> [Instructions to follow]:
Reproduce all of the data below without alteration; exclude every picture.
[begin Data excerpt]
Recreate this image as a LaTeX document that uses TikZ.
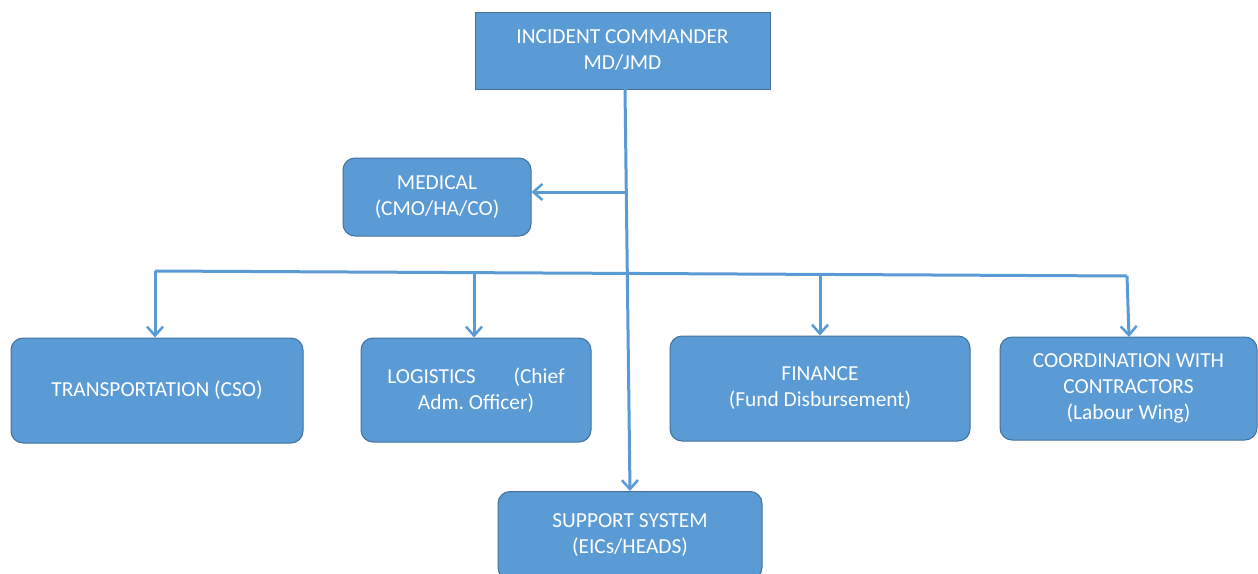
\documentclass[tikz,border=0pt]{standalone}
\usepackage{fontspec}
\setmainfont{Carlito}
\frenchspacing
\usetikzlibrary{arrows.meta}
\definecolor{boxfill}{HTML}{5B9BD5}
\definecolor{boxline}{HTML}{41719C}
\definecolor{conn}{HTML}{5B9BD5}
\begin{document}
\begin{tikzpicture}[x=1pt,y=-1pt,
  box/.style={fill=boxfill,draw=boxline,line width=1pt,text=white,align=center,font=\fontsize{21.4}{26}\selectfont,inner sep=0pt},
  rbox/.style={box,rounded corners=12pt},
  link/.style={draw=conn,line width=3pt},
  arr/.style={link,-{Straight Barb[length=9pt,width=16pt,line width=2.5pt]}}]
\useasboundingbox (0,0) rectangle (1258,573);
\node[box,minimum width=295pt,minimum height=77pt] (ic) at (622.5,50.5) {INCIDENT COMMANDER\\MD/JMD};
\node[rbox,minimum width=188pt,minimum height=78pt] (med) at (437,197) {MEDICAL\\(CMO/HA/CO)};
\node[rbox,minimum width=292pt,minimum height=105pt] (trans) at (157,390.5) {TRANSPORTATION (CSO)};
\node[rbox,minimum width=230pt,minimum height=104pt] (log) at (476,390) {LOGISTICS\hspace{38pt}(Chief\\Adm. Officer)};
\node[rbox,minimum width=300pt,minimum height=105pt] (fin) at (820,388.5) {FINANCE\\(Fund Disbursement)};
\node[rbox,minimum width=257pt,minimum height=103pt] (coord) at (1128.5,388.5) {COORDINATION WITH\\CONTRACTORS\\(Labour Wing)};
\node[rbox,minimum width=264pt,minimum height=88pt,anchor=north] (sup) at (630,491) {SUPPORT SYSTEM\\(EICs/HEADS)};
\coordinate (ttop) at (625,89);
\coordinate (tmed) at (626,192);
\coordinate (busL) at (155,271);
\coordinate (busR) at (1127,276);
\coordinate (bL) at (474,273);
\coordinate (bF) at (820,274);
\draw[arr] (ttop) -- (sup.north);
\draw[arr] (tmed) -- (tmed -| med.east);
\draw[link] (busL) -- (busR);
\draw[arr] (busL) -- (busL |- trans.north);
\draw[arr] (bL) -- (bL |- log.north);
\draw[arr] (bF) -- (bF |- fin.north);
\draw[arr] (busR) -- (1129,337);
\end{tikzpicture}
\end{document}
[end Data excerpt]
> [Response to this exercise]:
Recreate this image as a LaTeX document that uses TikZ.
\documentclass[tikz,border=0pt]{standalone}
\usepackage{fontspec}
\setmainfont{Carlito}
\frenchspacing
\usetikzlibrary{arrows.meta}
\definecolor{boxfill}{HTML}{5B9BD5}
\definecolor{boxline}{HTML}{41719C}
\definecolor{conn}{HTML}{5B9BD5}
\begin{document}
\begin{tikzpicture}[x=1pt,y=-1pt,
  box/.style={fill=boxfill,draw=boxline,line width=1pt,text=white,align=center,font=\fontsize{21.4}{26}\selectfont,inner sep=0pt},
  rbox/.style={box,rounded corners=12pt},
  link/.style={draw=conn,line width=3pt},
  arr/.style={link,-{Straight Barb[length=9pt,width=16pt,line width=2.5pt]}}]
\useasboundingbox (0,0) rectangle (1258,573);
\node[box,minimum width=295pt,minimum height=77pt] (ic) at (622.5,50.5) {INCIDENT COMMANDER\\MD/JMD};
\node[rbox,minimum width=188pt,minimum height=78pt] (med) at (437,197) {MEDICAL\\(CMO/HA/CO)};
\node[rbox,minimum width=292pt,minimum height=105pt] (trans) at (157,390.5) {TRANSPORTATION (CSO)};
\node[rbox,minimum width=230pt,minimum height=104pt] (log) at (476,390) {LOGISTICS\hspace{38pt}(Chief\\Adm. Officer)};
\node[rbox,minimum width=300pt,minimum height=105pt] (fin) at (820,388.5) {FINANCE\\(Fund Disbursement)};
\node[rbox,minimum width=257pt,minimum height=103pt] (coord) at (1128.5,388.5) {COORDINATION WITH\\CONTRACTORS\\(Labour Wing)};
\node[rbox,minimum width=264pt,minimum height=88pt,anchor=north] (sup) at (630,491) {SUPPORT SYSTEM\\(EICs/HEADS)};
\coordinate (ttop) at (625,89);
\coordinate (tmed) at (626,192);
\coordinate (busL) at (155,271);
\coordinate (busR) at (1127,276);
\coordinate (bL) at (474,273);
\coordinate (bF) at (820,274);
\draw[arr] (ttop) -- (sup.north);
\draw[arr] (tmed) -- (tmed -| med.east);
\draw[link] (busL) -- (busR);
\draw[arr] (busL) -- (busL |- trans.north);
\draw[arr] (bL) -- (bL |- log.north);
\draw[arr] (bF) -- (bF |- fin.north);
\draw[arr] (busR) -- (1129,337);
\end{tikzpicture}
\end{document}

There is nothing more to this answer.